Records from a data collection:
========
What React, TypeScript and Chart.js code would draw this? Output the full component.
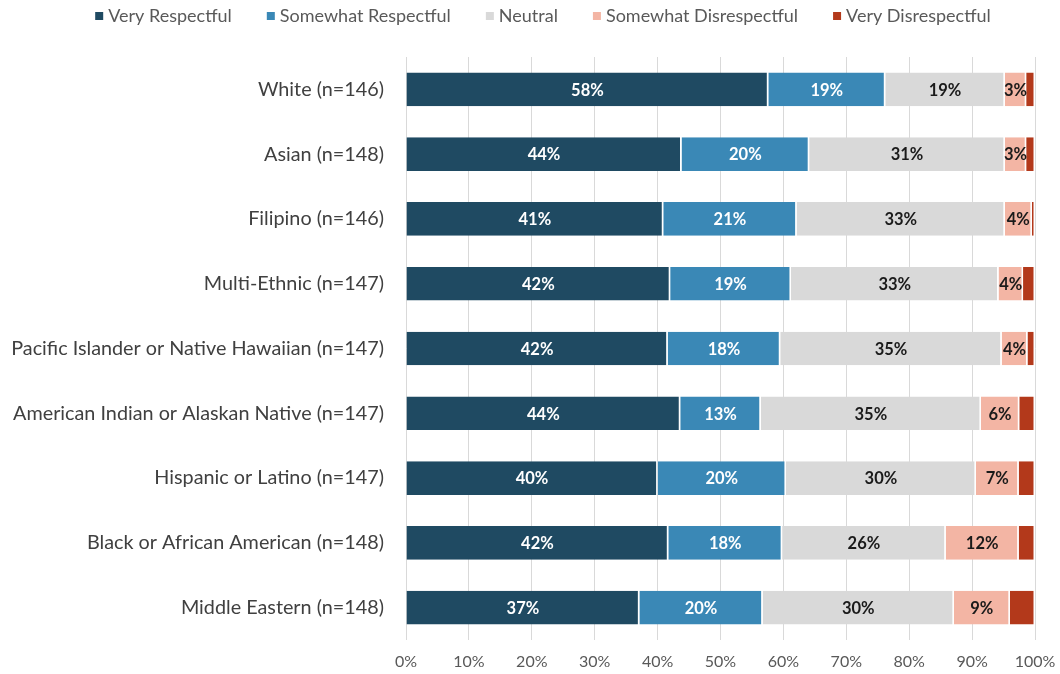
import React, { useEffect, useRef } from "react";
import { Chart, registerables } from "chart.js";

Chart.register(...registerables);

const categories = [
  "White (n=146)",
  "Asian (n=148)",
  "Filipino (n=146)",
  "Multi-Ethnic (n=147)",
  "Pacific Islander or Native Hawaiian (n=147)",
  "American Indian or Alaskan Native (n=147)",
  "Hispanic or Latino (n=147)",
  "Black or African American (n=148)",
  "Middle Eastern (n=148)",
];

const veryRespectful = [57.6, 43.8, 40.9, 42.0, 41.6, 43.6, 40.0, 41.7, 37.1];
const somewhatRespectful = [18.6, 20.3, 21.2, 19.2, 17.9, 12.8, 20.4, 18.1, 19.6];
const neutral = [19.0, 31.1, 33.1, 33.0, 35.2, 35.0, 30.2, 26.0, 30.4];
const somewhatDisrespectful = [3.4, 3.4, 4.3, 3.9, 4.1, 6.1, 6.8, 11.6, 8.9];
const veryDisrespectful = [1.4, 1.4, 0.5, 1.9, 1.2, 2.5, 2.6, 2.6, 4.0];

const seriesNames = [
  "Very Respectful",
  "Somewhat Respectful",
  "Neutral",
  "Somewhat Disrespectful",
  "Very Disrespectful",
];
const seriesColors = ["#1F4A62", "#3A88B6", "#D9D9D9", "#F3B5A4", "#B3391B"];
const labelColors = ["#FFFFFF", "#FFFFFF", "#1A1A1A", "#1A1A1A", null];

const xTicks = [0, 10, 20, 30, 40, 50, 60, 70, 80, 90, 100];

const FONT = 'Lato, "Open Sans", sans-serif';

const legendPlugin = {
  id: "customLegend",
  afterDraw(chart: any) {
    const ctx = chart.ctx;
    ctx.save();
    ctx.font = `18px ${FONT}`;
    ctx.textBaseline = "middle";
    const box = 8;
    const gapText = 5;
    const gapItems = 35;
    const items = chart.data.datasets.map((d: any) => ({
      text: d.label,
      color: d.backgroundColor,
      w: ctx.measureText(d.label).width,
    }));
    const total =
      items.reduce((s: number, it: any) => s + box + gapText + it.w, 0) +
      gapItems * (items.length - 1);
    let x = chart.width / 2 + 13 - total / 2;
    const y = 16;
    items.forEach((it: any) => {
      ctx.fillStyle = it.color;
      ctx.fillRect(x, y - box / 2, box, box);
      x += box + gapText;
      ctx.fillStyle = "#595959";
      ctx.textAlign = "left";
      ctx.fillText(it.text, x, y);
      x += it.w + gapItems;
    });
    ctx.restore();
  },
};

const dataLabelPlugin = {
  id: "segmentLabels",
  afterDatasetsDraw(chart: any) {
    const ctx = chart.ctx;
    ctx.save();
    ctx.font = `bold 16.5px ${FONT}`;
    ctx.textAlign = "center";
    ctx.textBaseline = "middle";
    chart.data.datasets.forEach((ds: any, di: number) => {
      const color = labelColors[di];
      if (!color) return;
      const meta = chart.getDatasetMeta(di);
      meta.data.forEach((bar: any, i: number) => {
        const v = ds.data[i];
        const cx = (bar.x + bar.base) / 2;
        ctx.fillStyle = color;
        ctx.fillText(`${Math.round(v)}%`, cx, bar.y + 1);
      });
    });
    ctx.restore();
  },
};

export default function App() {
  const canvasRef = useRef<HTMLCanvasElement>(null);

  useEffect(() => {
    if (!canvasRef.current) return;
    const allSeries = [
      veryRespectful,
      somewhatRespectful,
      neutral,
      somewhatDisrespectful,
      veryDisrespectful,
    ];
    const chart = new Chart(canvasRef.current, {
      type: "bar",
      data: {
        labels: categories,
        datasets: allSeries.map((d, i) => ({
          label: seriesNames[i],
          data: d,
          backgroundColor: seriesColors[i],
          borderColor: "#FFFFFF",
          borderWidth: { left: 0, right: 1.5, top: 0, bottom: 0 },
          borderSkipped: false,
          categoryPercentage: 1,
          barPercentage: 0.52,
        })),
      },
      options: {
        indexAxis: "y",
        animation: false,
        responsive: true,
        maintainAspectRatio: false,
        layout: { padding: { top: 57, right: 25, bottom: 0, left: 0 } },
        plugins: {
          legend: { display: false },
          tooltip: { enabled: false },
        },
        scales: {
          x: {
            stacked: true,
            min: 0,
            max: 100,
            afterBuildTicks(scale: any) {
              scale.ticks = xTicks.map((v) => ({ value: v }));
            },
            afterFit(scale: any) {
              scale.height = 34;
              scale.paddingLeft = 0;
              scale.paddingRight = 0;
            },
            ticks: {
              callback: (v: any) => `${v}%`,
              color: "#595959",
              font: { family: FONT, size: 16 },
              padding: 12,
              maxRotation: 0,
            },
            grid: { color: "#D9D9D9", drawTicks: false, lineWidth: 1 },
            border: { display: false },
          },
          y: {
            stacked: true,
            afterFit(scale: any) {
              scale.width = 406;
            },
            ticks: {
              color: "#404040",
              font: { family: FONT, size: 19.8 },
              padding: 22,
            },
            grid: { display: false, drawTicks: false },
            border: { display: false },
          },
        },
      },
      plugins: [legendPlugin, dataLabelPlugin],
    } as any);
    return () => chart.destroy();
  }, []);

  return (
    <div style={{ position: "absolute", left: 0, top: 0, width: 1060, height: 674, background: "#fff" }}>
      <canvas ref={canvasRef} />
    </div>
  );
}
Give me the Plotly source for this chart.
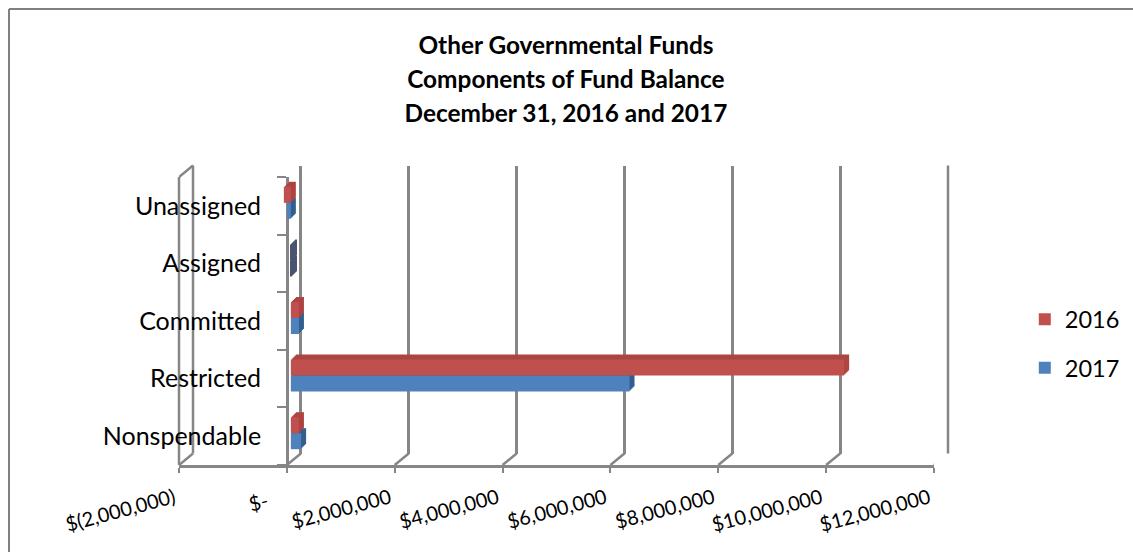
import plotly.graph_objects as go

CATEGORIES = ["Nonspendable", "Restricted", "Committed", "Assigned", "Unassigned"]
VALUES_2017 = [190000, 6280000, 150000, 8000, -70000]
VALUES_2016 = [150000, 10260000, 150000, 4000, -130000]
TICK_VALUES = [-2000000, 0, 2000000, 4000000, 6000000, 8000000, 10000000, 12000000]
TICK_LABELS = ["$(2,000,000)", "$-", "$2,000,000", "$4,000,000", "$6,000,000",
               "$8,000,000", "$10,000,000", "$12,000,000"]
TITLE_LINES = ["Other Governmental Funds", "Components of Fund Balance",
               "December 31, 2016 and 2017"]

W, H = 1133, 552
LEFT, RIGHT, TOP, BOTTOM = 179, 934, 177, 465
XR = [-2000000, 12000000]
YR = [-0.5, 4.5]
GRID = "#868686"
FONT = "Lato"
RED, BLUE = "#C0504D", "#4F81BD"
RED_D, BLUE_D = "#AE4542", "#33608F"
NEAR_ZERO = "#4A5470"
PAD = "\u00a0"


def xdom(dx):
    return [(LEFT + dx) / W, (RIGHT + dx) / W]


def ydom(dy):
    return [1 - (BOTTOM - dy) / H, 1 - (TOP - dy) / H]


tick_text = [t + PAD * (4 if t == "$-" else 1) for t in TICK_LABELS]

layout = dict(
    width=W, height=H,
    margin=dict(l=0, r=0, t=0, b=0, pad=0, autoexpand=False),
    paper_bgcolor="white", plot_bgcolor="rgba(0,0,0,0)",
    barmode="group", bargap=0.444, bargroupgap=0,
    font=dict(family=FONT, color="#000000"),
    title=dict(
        text="<br>".join(f'<span style="font-size:24.4px">{t}</span>' for t in TITLE_LINES),
        font=dict(family=FONT, size=26, color="#000000", weight="bold"),
        x=0.4995, xanchor="center", y=0.9015, yanchor="top",
    ),
    legend=dict(x=0.9045, xanchor="left", y=0.377, yanchor="middle",
                font=dict(size=23.5, family=FONT, color="#000000"), bgcolor="rgba(0,0,0,0)",
                traceorder="grouped", tracegroupgap=15, itemclick=False),
)

layout["xaxis"] = dict(domain=xdom(14), range=XR, anchor="y", tickvals=TICK_VALUES,
                       showgrid=True, gridcolor=GRID, gridwidth=2.5, showline=False,
                       showticklabels=False, ticks="", zeroline=False)
layout["yaxis"] = dict(domain=ydom(11.5), range=YR, anchor="x", type="category",
                       categoryorder="array", categoryarray=CATEGORIES,
                       showgrid=False, showticklabels=False, ticks="", zeroline=False,
                       showline=False)

zero_pos = (LEFT + (0 - XR[0]) / (XR[1] - XR[0]) * (RIGHT - LEFT)) / W
layout["xaxis2"] = dict(domain=xdom(0), range=XR, anchor="y2", tickvals=TICK_VALUES,
                        ticktext=tick_text, tickangle=-15, ticks="outside", ticklen=5,
                        tickcolor=GRID, tickwidth=1.5, showline=True, linecolor=GRID,
                        linewidth=2.5, showgrid=False, zeroline=False, ticklabelstandoff=5,
                        tickfont=dict(size=20, family=FONT, color="#000000"))
layout["yaxis2"] = dict(domain=ydom(0), range=YR, anchor="free", position=zero_pos,
                        type="category", categoryorder="array", categoryarray=CATEGORIES,
                        tickson="boundaries", ticks="outside", ticklen=9, tickcolor=GRID,
                        tickwidth=1.5, showline=True, linecolor=GRID, linewidth=2.5,
                        showgrid=False, zeroline=False, ticklabelstandoff=20,
                        tickfont=dict(size=25, family=FONT, color="#000000"))

fig_traces = [
    go.Scatter(x=[None], y=[None], xaxis="x", yaxis="y", showlegend=False, hoverinfo="skip"),
    go.Scatter(x=[None], y=[None], xaxis="x2", yaxis="y2", showlegend=False, hoverinfo="skip"),
]

DEPTHS = [5, 4, 3, 2, 1, 0]
for i, d in enumerate(DEPTHS):
    n = i + 3
    layout[f"xaxis{n}"] = dict(domain=xdom(4 + d), range=XR, anchor=f"y{n}", visible=False)
    layout[f"yaxis{n}"] = dict(domain=ydom(3 + d), range=YR, anchor=f"x{n}", visible=False,
                               type="category", categoryorder="array",
                               categoryarray=CATEGORIES)
    front = d == 0
    for name, vals, col, dark, rank in (("2017", VALUES_2017, BLUE, BLUE_D, 2),
                                        ("2016", VALUES_2016, RED, RED_D, 1)):
        fig_traces.append(go.Bar(
            name=name, y=CATEGORIES, x=vals, orientation="h",
            xaxis=f"x{n}", yaxis=f"y{n}",
            marker=dict(color=col if front else dark, line=dict(width=0)),
            legendgroup=name, legendrank=rank, showlegend=front,
        ))

fig = go.Figure(fig_traces)
fig.update_layout(**layout)

# the near-zero Assigned bars show only their dark end faces
for tr in fig.data:
    if isinstance(tr, go.Bar):
        tr.marker.color = [NEAR_ZERO if c == "Assigned" else tr.marker.color for c in CATEGORIES]

line = dict(color=GRID, width=2.5)
for v in TICK_VALUES:
    fig.add_shape(type="line", xref="x2", yref="paper", xsizemode="pixel", ysizemode="pixel",
                  xanchor=v, x0=0, x1=14, yanchor=1 - BOTTOM / H, y0=0, y1=11.5,
                  line=line, layer="below")
fig.add_shape(type="line", xref="x2", yref="paper", xsizemode="pixel", ysizemode="pixel",
              xanchor=XR[0], x0=0, x1=14, yanchor=1 - TOP / H, y0=0, y1=11.5,
              line=line, layer="below")
# wall edges at the range ends, in paper space so they are not clipped by the subplot
for edge_x, dy in ((LEFT, 0), (LEFT + 14, 11.5), (RIGHT + 14, 11.5)):
    dom = ydom(dy)
    fig.add_shape(type="line", xref="paper", yref="paper", x0=edge_x / W, x1=edge_x / W,
                  y0=dom[0], y1=dom[1], line=line, layer="below")
# chart frame: top and left edges only are inside the picture
fig.add_shape(type="line", xref="paper", yref="paper", x0=9 / W, x1=1, y0=1 - 9 / H, y1=1 - 9 / H,
              line=dict(color="#808080", width=2), layer="below")
fig.add_shape(type="line", xref="paper", yref="paper", x0=9 / W, x1=9 / W, y0=0, y1=1 - 9 / H,
              line=dict(color="#808080", width=2), layer="below")

fig.write_html("out.html", config={"displayModeBar": False},
               post_script="document.body.style.margin='0';")
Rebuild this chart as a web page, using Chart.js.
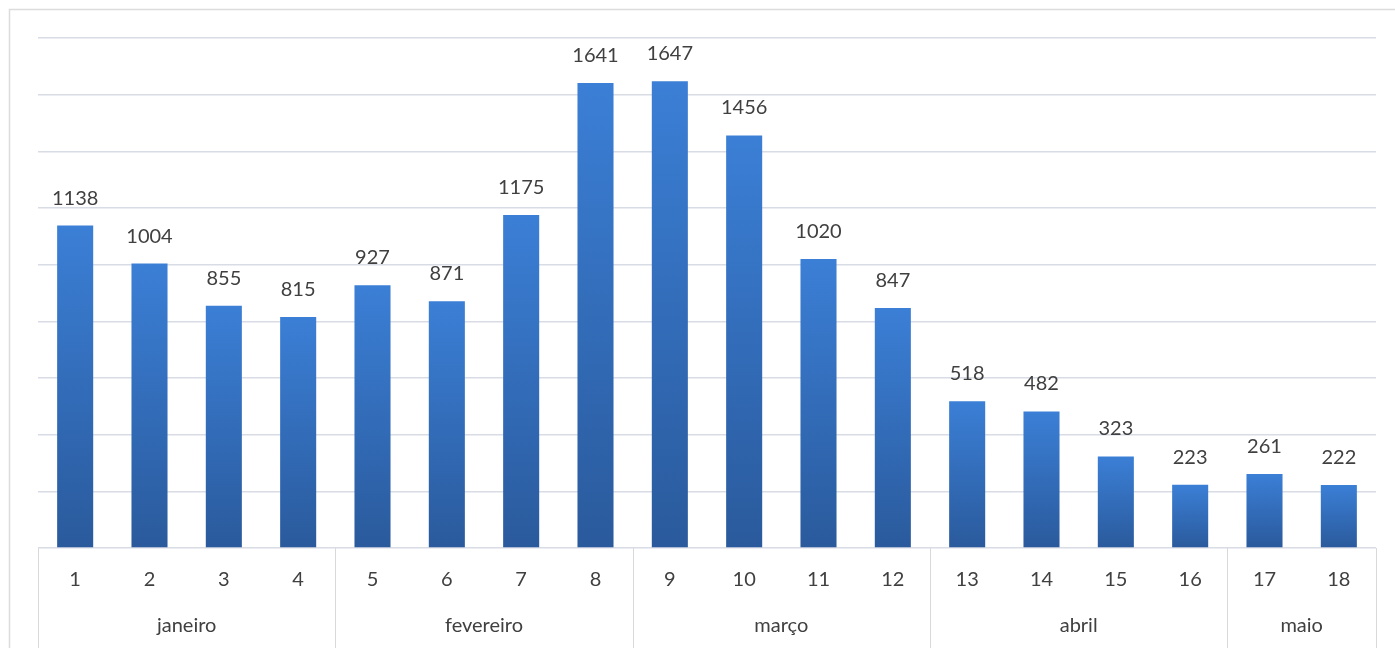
<!DOCTYPE html>
<html lang="pt">
<head>
<meta charset="UTF-8">
<title>Gráfico</title>
<script src="https://cdn.jsdelivr.net/npm/chart.js@4.4.0/dist/chart.umd.min.js"></script>
<style>
  * { margin: 0; padding: 0; box-sizing: border-box; }
  body { width: 1395px; height: 648px; background: #fff; overflow: hidden; }
  #wrap { position: relative; width: 1395px; height: 648px; }
</style>
</head>
<body>
<div id="wrap"><canvas id="c" width="1395" height="648"></canvas></div>
<script>
// dados
const weeks = ['1','2','3','4','5','6','7','8','9','10','11','12','13','14','15','16','17','18'];
const values = [1138, 1004, 855, 815, 927, 871, 1175, 1641, 1647, 1456, 1020, 847, 518, 482, 323, 223, 261, 222];
const months = ['janeiro', 'fevereiro', 'março', 'abril', 'maio'];
const monthSpans = [4, 4, 4, 4, 2];
const yMax = 1800;
const yStep = 200;

const FONT = 'Lato, "Open Sans", sans-serif';
const TEXT = '#404040';
const LINE = '#d9d9d9';

// gradiente por barra (topo mais claro)
function barGradient(ctx) {
  const chart = ctx.chart;
  const y = chart.scales.y;
  if (!chart.chartArea || !y || ctx.parsed == null) return '#3572c6';
  const top = y.getPixelForValue(ctx.parsed.y);
  const base = y.getPixelForValue(0);
  const g = chart.ctx.createLinearGradient(0, top, 0, base);
  g.addColorStop(0, '#3b7fd6');
  g.addColorStop(1, '#2a5a9c');
  return g;
}

// moldura, separadores de mês, rótulos de mês e valores
const extras = {
  id: 'extras',
  beforeDraw(chart) {
    const c = chart.ctx;
    c.save();
    c.strokeStyle = '#dcdcdc';
    c.lineWidth = 1.5;
    c.beginPath();
    c.moveTo(9.5, 648); c.lineTo(9.5, 9.5); c.lineTo(1395, 9.5);
    c.stroke();
    c.restore();
  },
  afterDraw(chart) {
    const c = chart.ctx;
    const x = chart.scales.x;
    const area = chart.chartArea;
    const half = (x.getPixelForValue(1) - x.getPixelForValue(0)) / 2;
    c.save();
    // separadores
    c.strokeStyle = LINE;
    c.lineWidth = 1;
    let idx = 0;
    const bounds = [x.getPixelForValue(0) - half];
    monthSpans.forEach(s => { idx += s; bounds.push(x.getPixelForValue(idx - 1) + half); });
    c.beginPath();
    bounds.forEach(b => { const px = Math.round(b) + 0.5; c.moveTo(px, area.bottom); c.lineTo(px, 648); });
    c.stroke();
    // meses
    c.fillStyle = TEXT;
    c.font = '20px ' + FONT;
    c.textAlign = 'center';
    c.textBaseline = 'alphabetic';
    months.forEach((m, i) => {
      c.fillText(m, (bounds[i] + bounds[i + 1]) / 2, 632);
    });
    // valores
    c.font = '20px ' + FONT;
    chart.getDatasetMeta(0).data.forEach((bar, i) => {
      c.fillText(String(values[i]), bar.x, bar.y - 21);
    });
    c.restore();
  }
};

new Chart(document.getElementById('c'), {
  type: 'bar',
  data: {
    labels: weeks,
    datasets: [{
      data: values,
      backgroundColor: barGradient,
      barPercentage: 0.485,
      categoryPercentage: 1.0,
      borderWidth: 0,
    }]
  },
  options: {
    responsive: false,
    animation: false,
    events: [],
    layout: { padding: { left: 38, right: 19, top: 38, bottom: 0 } },
    plugins: { legend: { display: false }, tooltip: { enabled: false }, title: { display: false } },
    scales: {
      x: {
        grid: { display: false, drawTicks: false },
        border: { display: false },
        ticks: { color: TEXT, font: { family: FONT, size: 20 }, padding: 20, maxRotation: 0, autoSkip: false },
        afterFit(s) { s.height = 100; }
      },
      y: {
        min: 0, max: yMax,
        ticks: { display: false, stepSize: yStep },
        grid: { color: '#d8dce5', lineWidth: 1.5, drawTicks: false },
        border: { display: false },
        afterFit(s) { s.width = 0; }
      }
    }
  },
  plugins: [extras]
});
</script>
</body>
</html>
========
Please quote exactly the run of lines that starts the entries and ends at the line containing "Chart.register(...registerables);", leaving out every picture.

What React, TypeScript and Chart.js code would draw this? Output the full component.
import React, { useEffect, useRef } from "react";
import { Chart, registerables } from "chart.js";

Chart.register(...registerables);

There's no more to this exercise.